Ethiopia’s mines and petroleum minister, Samuel Urkato said the country which seeks to encourage more foreign investors, will finalize reforms for its underdeveloped mining and oil sectors within the next two months.
Ethiopia has already cut taxes for mining companies in recent years but the government wants to attract more foreign investment and ease a dollar shortage in the country. Urkato said promoting the mining sector had become a priority and indicated that further tax incentives were on the cards.
Speaking on the sidelines of the African Mining Indaba in Cape Town, South Africa, Urkato said “we are reforming all the laws, the national mining policy and the strategy that goes with that policy. These reforms include all fiscal regimes too in order to compete for global mining investments”.

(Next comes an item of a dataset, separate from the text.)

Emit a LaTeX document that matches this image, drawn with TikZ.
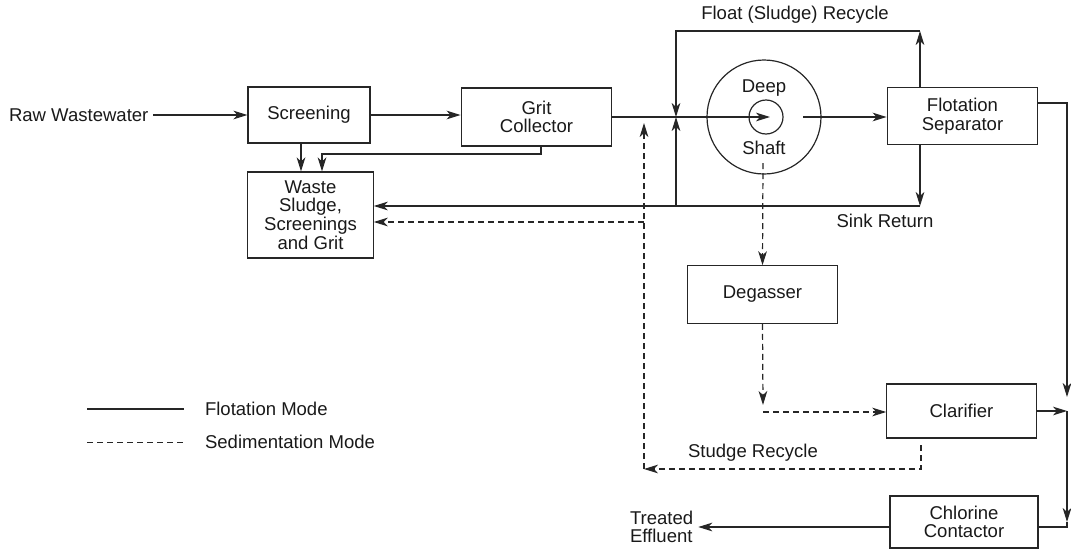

Newmont Mining is among a number of gold companies now prospecting in Ethiopia and Norwegian fertilizer maker Yara International plans to build a potash mine and a fertilizer factory in the country.
Industry consultants in Ethiopia revealed that other companies have been put off by poor infrastructure, a shortage of skilled professionals in the sector, as well as a lack of transparency in licensing.
Prime Minister Abiy Ahmed, who came into office a year ago, has announced shake-ups across industries, including plans to open up the once closely guarded telecommunications, logistics and power monopolies.
Massive government investment in infrastructure has helped make Ethiopia one of Africa’s fastest-growing economies, but exports of garments and other products have struggled to take off, meaning the economy is not generating enough dollars to pay for imports.
Encouraging the mining sector could help. Though still small, it brought in $3.5 billion in foreign direct investment in the past five years, helped by new incentives that included updating the country’s geological data, extending duty-free access to companies engaged in exploration and offering to build infrastructure to accommodate mining sites.